Most of the time our dogs are adorable but in case you haven’t noticed, sometimes they can be real A**holes.
Often the jerkitude comes from our very "human" standards; after all in Doggo world trying to bite the ankles of some dude on a skateboard can count as a real act of chivalry.
But like Brenden Frasier's character in George of the Jungle, there are some things we have to communicate to our dogs about this modern life.
My dog, Yogi, is adorable- like, objectively stinkin’ cute (check photos below or scroll through our Instagram if you need more evidence).
On the surface, he looks like the lovechild of the Snuggle Soft Bear and Juniper the Fox. On the inside, however, he has the personality of a 72-year-old war veteran who couldn’t use the word “cute” in a sentence to win a national spelling bee.

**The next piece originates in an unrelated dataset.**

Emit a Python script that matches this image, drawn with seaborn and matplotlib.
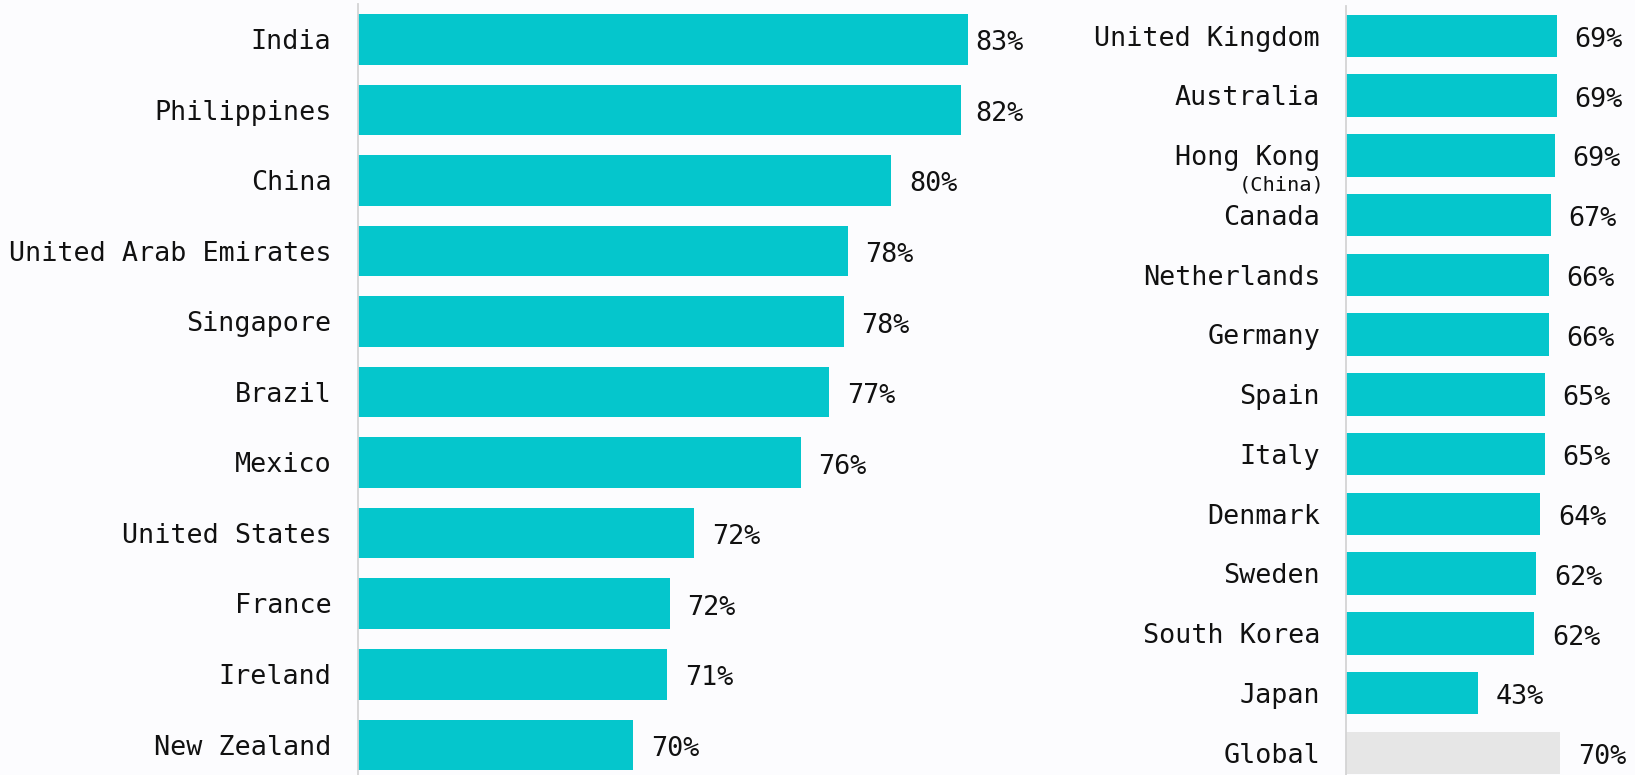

In fact, I’m quite certain that he hates even being cute and would much rather look like the scraggly haired, one-eyed, three-legged, dog-pirate he is on the inside.

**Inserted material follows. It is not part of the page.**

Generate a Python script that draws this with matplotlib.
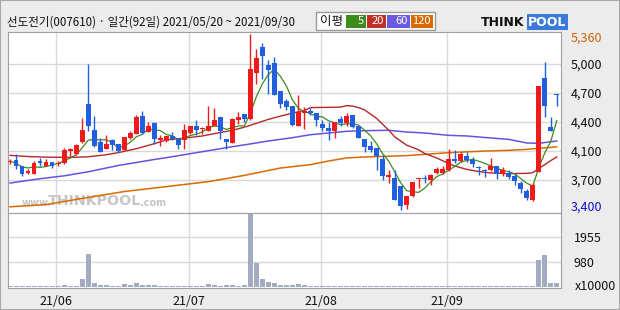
import numpy as np
import pandas as pd
import matplotlib
matplotlib.use("Agg")
import matplotlib.pyplot as plt
from matplotlib.patches import Rectangle

plt.rcParams['font.family'] = ['Noto Sans CJK KR', 'DejaVu Sans']

W, H = 620, 310

title = "선도전기(007610) · 일간(92일) 2021/05/20 ~ 2021/09/30"
month_labels = ["21/06", "21/07", "21/08", "21/09"]
month_start = [8, 30, 52, 73]

opens = [3935, 3960, 3890, 3810, 3805, 3950, 3895, 3935, 3910, 3925,
         4055, 4025, 4155, 4585, 4285, 4155, 4080, 4175, 4130, 4065,
         4200, 4250, 4445, 4270, 4370, 4175, 4165, 4225, 4185, 4175,
         4260, 4330, 4300, 4275, 4340, 4435, 4185, 4150, 4405, 4470,
         4410, 4930, 5215, 5020, 5035, 4730, 4615, 4560, 4335, 4475,
         4500, 4480, 4360, 4315, 4280, 4410, 4370, 4455, 4330, 4185,
         4110, 4090, 3970, 3770, 3760, 3665, 3450, 3550, 3740, 3750,
         3730, 3815, 3815, 3850, 3965, 3945, 4000, 3960, 3870, 3835,
         3840, 3890, 3795, 3815, 3780, 3705, 3610, 3515, 3825, 4870,
         4325, 4690]
highs = [3970, 4025, 3890, 3860, 3950, 3980, 3970, 3935, 3940, 4090,
         4090, 4130, 4425, 5030, 4445, 4200, 4230, 4185, 4130, 4210,
         4280, 4455, 4500, 4380, 4385, 4230, 4225, 4270, 4185, 4355,
         4340, 4400, 4325, 4560, 4535, 4435, 4185, 4425, 4490, 4470,
         5360, 5195, 5265, 5065, 5105, 4730, 4640, 4560, 4685, 4545,
         4535, 4480, 4400, 4380, 4385, 4445, 4480, 4455, 4340, 4185,
         4170, 4090, 4010, 3850, 3840, 3665, 3555, 3710, 3755, 3785,
         3805, 3880, 3895, 4075, 4065, 4040, 4040, 3990, 3895, 3860,
         3980, 3890, 3880, 3850, 3805, 3720, 3635, 3700, 4780, 5050,
         4435, 4690]
lows = [3910, 3860, 3780, 3795, 3805, 3895, 3895, 3865, 3885, 3915,
        3990, 4015, 4150, 4275, 4100, 4045, 4080, 4065, 4040, 4065,
        4195, 4250, 4250, 4270, 4130, 4115, 4160, 4175, 4080, 4080,
        4250, 4230, 4250, 4275, 4340, 4185, 4075, 4150, 4360, 4380,
        4400, 4805, 4860, 4695, 4685, 4530, 4510, 4340, 4335, 4305,
        4455, 4330, 4275, 4175, 4200, 4335, 4335, 4315, 4200, 4045,
        4040, 3850, 3730, 3705, 3515, 3400, 3410, 3545, 3645, 3705,
        3680, 3795, 3795, 3830, 3925, 3935, 3935, 3880, 3790, 3770,
        3830, 3750, 3780, 3750, 3680, 3590, 3515, 3495, 3825, 4430,
        4275, 4560]
closes = [3945, 3890, 3805, 3830, 3925, 3925, 3935, 3895, 3920, 4065,
          4075, 4120, 4285, 4340, 4110, 4045, 4130, 4120, 4055, 4210,
          4255, 4435, 4255, 4340, 4185, 4200, 4220, 4185, 4120, 4285,
          4335, 4295, 4315, 4340, 4400, 4275, 4155, 4410, 4435, 4410,
          4975, 5090, 5120, 4960, 4685, 4585, 4545, 4350, 4490, 4500,
          4475, 4400, 4315, 4280, 4385, 4370, 4445, 4325, 4200, 4100,
          4065, 4000, 3775, 3785, 3515, 3445, 3555, 3710, 3755, 3745,
          3785, 3860, 3860, 3965, 3950, 4025, 3960, 3915, 3865, 3830,
          3890, 3795, 3840, 3765, 3720, 3630, 3535, 3680, 4780, 4555,
          4275, 4685]
volumes = [30, 30, 30, 30, 30, 30, 30, 30, 30, 70,
           30, 30, 300, 1275, 144, 66, 66, 30, 30, 92,
           66, 144, 66, 66, 66, 30, 30, 30, 30, 30,
           30, 30, 30, 92, 66, 30, 66, 66, 30, 66,
           2835, 937, 300, 196, 144, 66, 66, 66, 92, 66,
           30, 30, 30, 30, 30, 30, 30, 30, 30, 30,
           30, 30, 30, 30, 30, 30, 30, 30, 30, 30,
           30, 30, 30, 30, 30, 30, 30, 30, 30, 30,
           30, 30, 30, 30, 30, 30, 30, 30, 1041, 1236,
           144, 144]

# moving averages (they depend on days before the window)
ma20_x = [0, 3, 6, 10, 13, 16, 18, 21, 24, 26, 29, 32, 34, 37, 39, 41, 43, 45,
          47, 49, 50, 55, 56, 57, 58, 59, 61, 63, 64, 66, 68, 69, 71, 73, 74,
          76, 78, 80, 83, 86, 87, 88, 89, 90, 91]
ma20_y = [4008, 3995, 3988, 3985, 3992, 4015, 4038, 4082, 4138, 4180, 4200,
          4224, 4250, 4287, 4322, 4365, 4409, 4445, 4478, 4509, 4540, 4545,
          4562, 4556, 4540, 4515, 4420, 4290, 4215, 4122, 4070, 4030, 3979,
          3918, 3890, 3852, 3828, 3812, 3804, 3808, 3815, 3862, 3905, 3950,
          3990]
ma60_x = [0, 5, 9, 13, 18, 24, 26, 31, 34, 37, 39, 43, 47, 50, 53, 56, 59,
          63, 66, 69, 73, 76, 79, 83, 86, 88, 91]
ma60_y = [3700, 3748, 3780, 3825, 3895, 3962, 3982, 4038, 4071, 4105, 4125,
          4168, 4205, 4238, 4257, 4276, 4283, 4287, 4268, 4257, 4231, 4224,
          4207, 4186, 4146, 4142, 4168]
ma120_x = [0, 6, 13, 19, 26, 33, 39, 45, 50, 53, 56, 59, 66, 73, 79, 83, 86, 91]
ma120_y = [3435, 3460, 3540, 3605, 3660, 3715, 3785, 3867, 3905, 3945, 3979,
           3990, 4005, 4038, 4056, 4064, 4075, 4103]

price_ticks = [5030, 4705, 4385, 4055, 3735]
price_labels = ["5,000", "4,700", "4,400", "4,100", "3,700"]
price_max, price_min = 5360, 3400
vol_ticks = [980, 1955]

RED = '#f01a1a'
BLUE = '#1f5fe0'
GREEN = '#3c8c1c'
MA20C = '#b42828'
MA60C = '#6454e0'
MA120C = '#d86a00'
GRID = '#d9d9d9'
EDGE = '#a0a0a0'


def fx(p):
    return p / W


def fy(p):
    return 1 - p / H


fig = plt.figure(figsize=(W / 100, H / 100), dpi=100, facecolor='#ececec')
ax = fig.add_axes([fx(8), fy(213), fx(553), 181 / H])
axv = fig.add_axes([fx(8), fy(288), fx(553), 75 / H])

o = np.array(opens)
h = np.array(highs)
l = np.array(lows)
c = np.array(closes)
x = np.arange(len(o))
col = np.where(c >= o, RED, BLUE)

ma5 = pd.Series(closes).rolling(5, min_periods=1).mean()

ax.plot(ma120_x, ma120_y, color=MA120C, lw=1.1, zorder=2)
ax.plot(ma60_x, ma60_y, color=MA60C, lw=1.1, zorder=2)
ax.plot(ma20_x, ma20_y, color=MA20C, lw=1.0, zorder=2)
ax.plot(x, ma5, color=GREEN, lw=0.9, zorder=2.5)

ax.vlines(x, l, h, colors=col, lw=1, zorder=3)
ax.bar(x, np.maximum(np.abs(c - o), 12), bottom=np.minimum(o, c), width=0.78,
       color=col, linewidth=0, zorder=4)

ax.set_xlim(-0.35, 91.7)
ax.set_ylim(3366, 5382)
ax.set_facecolor('white')
grid_x = [m - 0.3 for m in month_start]
for gx in grid_x:
    ax.axvline(gx, color=GRID, lw=1, zorder=0)
    axv.axvline(gx, color=GRID, lw=1, zorder=0)
for gy in price_ticks:
    ax.axhline(gy, color=GRID, lw=1, zorder=0)

ax.set_xticks([])
ax.yaxis.tick_right()
ax.set_yticks(price_ticks)
ax.set_yticklabels(price_labels)
ax.tick_params(axis='y', length=0, pad=7, labelsize=9, colors='#111111')
for s in ax.spines.values():
    s.set_color(EDGE)

# watermark
wm = dict(transform=ax.transAxes, color='#c6c6c6', fontweight='bold',
          family='DejaVu Sans', zorder=1, va='bottom')
ax.text(0.024, 0.03, "www.", fontsize=7, **wm)
ax.text(0.073, 0.025, "THINKPOOL", fontsize=10.3, **wm)
ax.text(0.238, 0.03, ".com", fontsize=7, **wm)

# volume
axv.bar(x, volumes, width=0.8, color='#a2abc2', linewidth=0, zorder=3)
for gy in vol_ticks:
    axv.axhline(gy, color=GRID, lw=1, zorder=0)
axv.set_xlim(-0.35, 91.7)
axv.set_ylim(-50, 2874)
axv.yaxis.tick_right()
axv.set_yticks(vol_ticks)
axv.set_yticklabels([str(v) for v in vol_ticks])
axv.tick_params(axis='y', length=0, pad=9, labelsize=9, colors='#111111')
axv.set_xticks(grid_x)
axv.set_xticklabels(month_labels)
axv.tick_params(axis='x', length=0, pad=5, labelsize=9, colors='#111111')
for s in axv.spines.values():
    s.set_color(EDGE)

# right side extra labels
fig.text(fx(571), fy(38), "5,360", color='#d06000', fontsize=9, va='center')
fig.text(fx(571), fy(207), "3,400", color='#1010d0', fontsize=9, va='center')
fig.text(fx(575), fy(286), "x10000", color='#111111', fontsize=9, va='center')

# title
fig.text(fx(7), fy(22), title, fontsize=8.3, va='center', color='#111111')

# legend box
fig.patches.append(Rectangle((fx(316), fy(30)), fx(119), 18 / H, transform=fig.transFigure,
                             facecolor='white', edgecolor='#999999', lw=1))
fig.text(fx(320), fy(21), "이평", fontsize=9, va='center', color='#111111')
legend_items = [("5", GREEN, 346, 366), ("20", '#c0302a', 367, 386),
                ("60", '#6a5ae0', 387, 410), ("120", '#d86a00', 411, 433)]
for lab, cc, x0, x1 in legend_items:
    fig.patches.append(Rectangle((fx(x0), fy(28)), fx(x1 - x0), 13 / H,
                                 transform=fig.transFigure, facecolor=cc, edgecolor='none'))
    fig.text(fx(x1 - 2), fy(21.5), lab, fontsize=8, va='center', ha='right', color='white')

# logo
fig.text(fx(481), fy(22), "THINK", fontsize=9, fontweight='bold', va='center',
         family='DejaVu Sans', color='#111111')
fig.text(fx(528), fy(22), "POOL", fontsize=9, fontweight='bold', va='center',
         family='DejaVu Sans', color='white',
         bbox=dict(boxstyle='square,pad=0.1', facecolor='#3b7ad8', edgecolor='none'))

fig.patches.append(Rectangle((0, 0), 1, 1, transform=fig.transFigure, fill=False,
                             edgecolor='#a8a8a8', lw=1.5))

fig.savefig("out.png", dpi=100, facecolor=fig.get_facecolor())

I’ve had him for 10 years, but he was 2ish when I adopted him and has adamantly maintained some .... "challenging"... qualities from his early mystery life.
- attempting to chew through any man-made barrier if left alone for more than 5 minutes
- being quite sexist and trying to eat men, even very very nice ones, who try to pet him without written consent
- terrorizing small woodland creatures, cats, and pigeons
- complete ambivalence to any and all two-leggers (other than myself)

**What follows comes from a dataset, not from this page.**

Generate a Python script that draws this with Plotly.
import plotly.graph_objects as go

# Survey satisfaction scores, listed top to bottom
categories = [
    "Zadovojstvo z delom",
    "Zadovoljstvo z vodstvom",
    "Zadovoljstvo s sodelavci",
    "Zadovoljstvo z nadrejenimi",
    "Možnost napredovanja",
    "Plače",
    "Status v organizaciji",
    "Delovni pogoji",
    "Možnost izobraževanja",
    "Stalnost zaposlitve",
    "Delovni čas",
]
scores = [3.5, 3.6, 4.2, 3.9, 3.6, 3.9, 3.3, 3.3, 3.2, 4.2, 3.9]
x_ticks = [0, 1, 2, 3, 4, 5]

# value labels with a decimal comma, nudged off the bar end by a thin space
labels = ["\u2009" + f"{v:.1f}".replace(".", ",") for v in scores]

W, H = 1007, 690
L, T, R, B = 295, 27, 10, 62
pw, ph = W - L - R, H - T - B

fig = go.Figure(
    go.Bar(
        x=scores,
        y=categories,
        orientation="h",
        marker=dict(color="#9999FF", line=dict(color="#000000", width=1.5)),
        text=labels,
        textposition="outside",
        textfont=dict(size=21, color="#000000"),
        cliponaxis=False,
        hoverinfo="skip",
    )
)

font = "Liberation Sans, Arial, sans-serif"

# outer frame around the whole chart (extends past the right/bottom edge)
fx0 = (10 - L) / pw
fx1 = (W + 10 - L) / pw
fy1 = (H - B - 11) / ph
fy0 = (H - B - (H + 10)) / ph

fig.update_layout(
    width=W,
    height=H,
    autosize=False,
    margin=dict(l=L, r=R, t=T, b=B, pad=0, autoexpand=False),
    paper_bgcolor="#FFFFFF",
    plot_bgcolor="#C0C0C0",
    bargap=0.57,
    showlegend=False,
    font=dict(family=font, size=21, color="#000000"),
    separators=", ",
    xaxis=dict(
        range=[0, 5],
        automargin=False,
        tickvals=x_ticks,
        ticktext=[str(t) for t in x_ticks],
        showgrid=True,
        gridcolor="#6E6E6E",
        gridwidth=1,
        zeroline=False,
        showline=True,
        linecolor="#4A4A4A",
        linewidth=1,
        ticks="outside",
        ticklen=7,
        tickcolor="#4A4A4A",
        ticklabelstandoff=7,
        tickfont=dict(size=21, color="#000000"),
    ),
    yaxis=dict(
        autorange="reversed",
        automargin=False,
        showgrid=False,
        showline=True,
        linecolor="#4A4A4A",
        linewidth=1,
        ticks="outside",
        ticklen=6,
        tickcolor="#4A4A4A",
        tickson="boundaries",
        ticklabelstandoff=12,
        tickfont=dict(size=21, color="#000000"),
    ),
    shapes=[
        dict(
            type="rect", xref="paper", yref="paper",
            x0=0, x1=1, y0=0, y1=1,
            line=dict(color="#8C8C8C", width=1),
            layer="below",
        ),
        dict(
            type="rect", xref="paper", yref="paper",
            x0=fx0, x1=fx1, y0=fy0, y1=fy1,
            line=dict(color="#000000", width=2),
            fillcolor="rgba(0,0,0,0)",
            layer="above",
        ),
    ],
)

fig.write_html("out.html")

I would love if he jumped gleefully into the arms of strangers, licked faces, brought joy and delight to all around him but that’s not this dog. This dog's hobbies include eating, sleeping, sniffing things that have been pee’d on, being objectively cute, and being less than 4 feet away from me at any given time… and thats mostly it.
Just like humans have their own garden varieties of "quirks", so do dogs. For some dogs its playing “catch me” at inappropriate times or urinating on baby strollers, maybe it's shredding toilet paper rolls, throwing up in any car rides, rubbing butt holes on expensive Moroccon rugs, humping strangers, humping shoes, humping strangers shoes, etc.
At age 7 I had my first existential crisis when someone told me that I couldn’t cuddle their adorable, floppy-eared, wet-nosed doggo because “he doesn't like kids.” And now I get to be the bearer of that sort of heartbreak city. It’s like taking a warm blanket out of the dryer and telling someone they can’t roll themselves up like a burrito in it. Whaaaaa??? Whyyyy tho?
I wish I could surmise some quick packaged plan on how to deal with all these awkward interspecies misunderstandings but there isn't. In my experience, it just takes patience, practice and a good sense of humor. Knowing your dog's boundaries and a heap of exercise go a long way too. I’ve also noticed that if I take 5 minutes a day to pay undivided, loving, praising attention to Yogi, he seems to be a little calmer, a little less A**holish (probably true of any of our relationships).
So I guess, in short, don’t be the dog- parent that lets their dog walk on the dinner table during Thanksgiving and exclaims “Oh how cute! He wants more Gravy!.” But when your dog does decide to embarrass you publicly; give yourself a break, laugh, practice patience. And do your best and keep your sense of awe that you are communicating with a different species at-all, a very cute, occasionally a**holey little fur creature called a dog.